From Martin White to John W. Geary October 5th 1856
Lykans Co, Kansas Territory
To his Excelancy John W. Geary
Govnor of The Teritory of Kansas Territory
Sir, I have ritten 2 letters to you and have received no answre from you. the first was asking permission to rase a Cumponey to be stationed at stanton to protect the inhabitants and thare property subject at all times to your order and the mintanance of the law[.] the 2 was informing you of Brown and his Cumponey who ware stil marching through the Cuntry takin every thing that tha Could git that tha Could make money out of,[Even to plows and Driving Every boddy back that did not suit thare purpus and destroying the Crops for which i asked you fore a detachment of the forces under your Command to arest those high way robbers and murders. i went on the 30 of last month to [Paola] expecting to git help from you but received no ansur and found no help and finding that i was in danger i shal leeve today. Thare is a bought 40 famileys wating for protection to go back. we have rased a Cumponey of 80 men and Elected our officers and will report amediately and we ask to be mustered in to the united states survices. the names of our officers will be reported to you amediately. please rite to me and oblige yours. direct yours to [Paola] Lykans Co. Kansas Territory
yours with mutch respect.
refereances to my Caractar:
Col. Boon, westport
Col. Titus, Lecomton
Genral Calhoon, Wyandot View document
William G. Cutler’s History of the State of Kansas (Battle of Osawatomie)

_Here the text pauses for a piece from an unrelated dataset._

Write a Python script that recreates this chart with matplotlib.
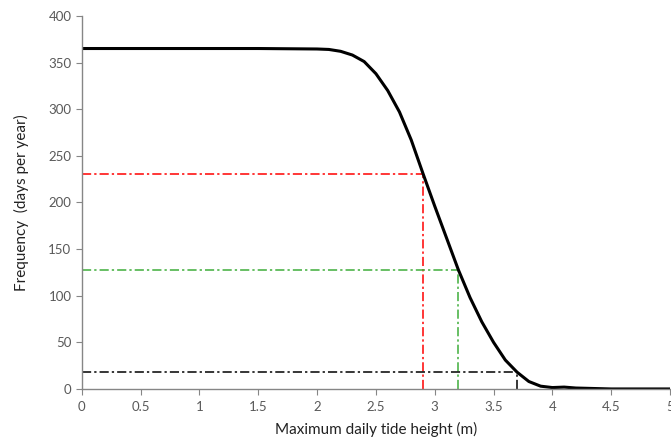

The troops were guided by Rev. Martin White, who was one of the most biter Pro-slavery partisans in the Territory, and had himself fled from the country about the time of the Pottawatomie murders, and claimed to have been driven out. He was with the advance scouting party, which, as it approached the town, fell in with David Garrison and Frederick Brown, a son of old John Brown. Both were, without warning or provocation, shot dead. White boasted afterward that he gave Fred his quietus, asserting in justification of the act, that Brown, when shot, was known to him as one of the pestiferous gang of Abolitionists, and was riding at the time a horse stolen from him; and that, it being a time of war, it was no murder.
The village was reached shortly after the double murder, by the whole force. They were there confronted by a party of about forty Free-State men, under command of that grim, mysterious, unrelenting old hero, John Brown. The town was hotly defended by the little party for a time, but at length, overpowered by numbers, they were forced to retreat and leave it to pillage and destruction. After the sacking of the store and dwellings of all valuables that could be transported, the soldiers set fire to the town and destroyed it. When the conflagration ceased, but four buildings remained among the smouldering (sic) ruins of what had been the thriving village of Osawatomie.

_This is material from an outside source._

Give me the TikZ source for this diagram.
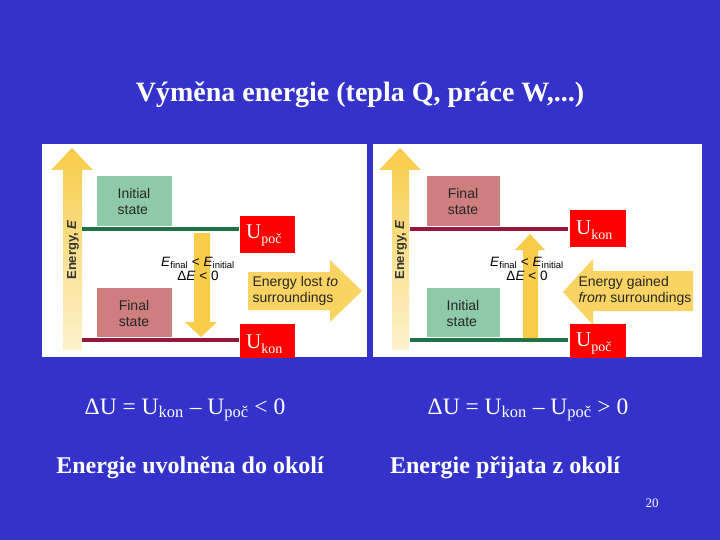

Geary and Kansas: Governor Geary’s Administration in Kansas, with a complete history of the Territory until July 1857, John H. Gihon, 1857
A New Centennial History of the State of Kansas, Charles Tuttle, 1876
The murderer of Frederick Brown was chosen a member of the Lecompton legislature, and, while there, the Rev. Martin White described in glowing terms the service he had rendered to the state by his cowardly deed of slaughter, being rewarded with many plaudits for his heroism ; but Mr. White never boasted again of his misdeeds. At the end of the session he started on his way home, but was not seen again for some days, when he was found stretched on the prairie, with one ball through his heart His boast had reached one man that could not allow a double murder to go unpunished, and who had removed the only shadow of doubt as to his guilt Who was the avenger? It is written, “whoso sheddeth man’s blood, by man shall his blood be shed.”
Memoirs of John Brown, F. B. Sanborn, 1878
In his address before the legislature in the State House at Boston, Feb. 18, 1857, Brown added some particulars concerning his son’s death. He said : ” I have not yet told all I saw in Kansas. I once saw three mangled bodies, two of which were dead, and one alive, but with twenty bullet and buckshot holes in him, after the two murdered men had lain on the ground, to be worked at by flies, for some eighteen hours. One of these young men was my own son.” He was not found by his father until the evening of that day, after the retreat of the Missouri men. His death was a murder and his murderer was Martin White a preacher, who was then serving as a soldier in what he called ” the law and order militia,” that is, the Missouri 4> forces, which, upon entering Kansas, were made a part of the pro-slavery territorial militia, by order of Secretary Woodson, himself a Missouri man, who was for a few days acting governor of Kansas. On the 12th of September, the new governor, Geary of Pennsylvania, ordered this invading militia to disband and disperse, but they did not obey, until they again had a taste of John Brown’s quality as a commander. Martin White was afterwards a member of the pro-slavery legislature, and during the session at Lecompton he boasted of the killing of Frederick Brown. On his way home from the session he was himself waylaid and shot, according to Mr. Redpath. This was in the winter after the fight at Osawatomie. The number of the pro-slavery men in arms at Osawatomie on the 30th of August was about four hundred, while John Brown had just forty-one men in his company.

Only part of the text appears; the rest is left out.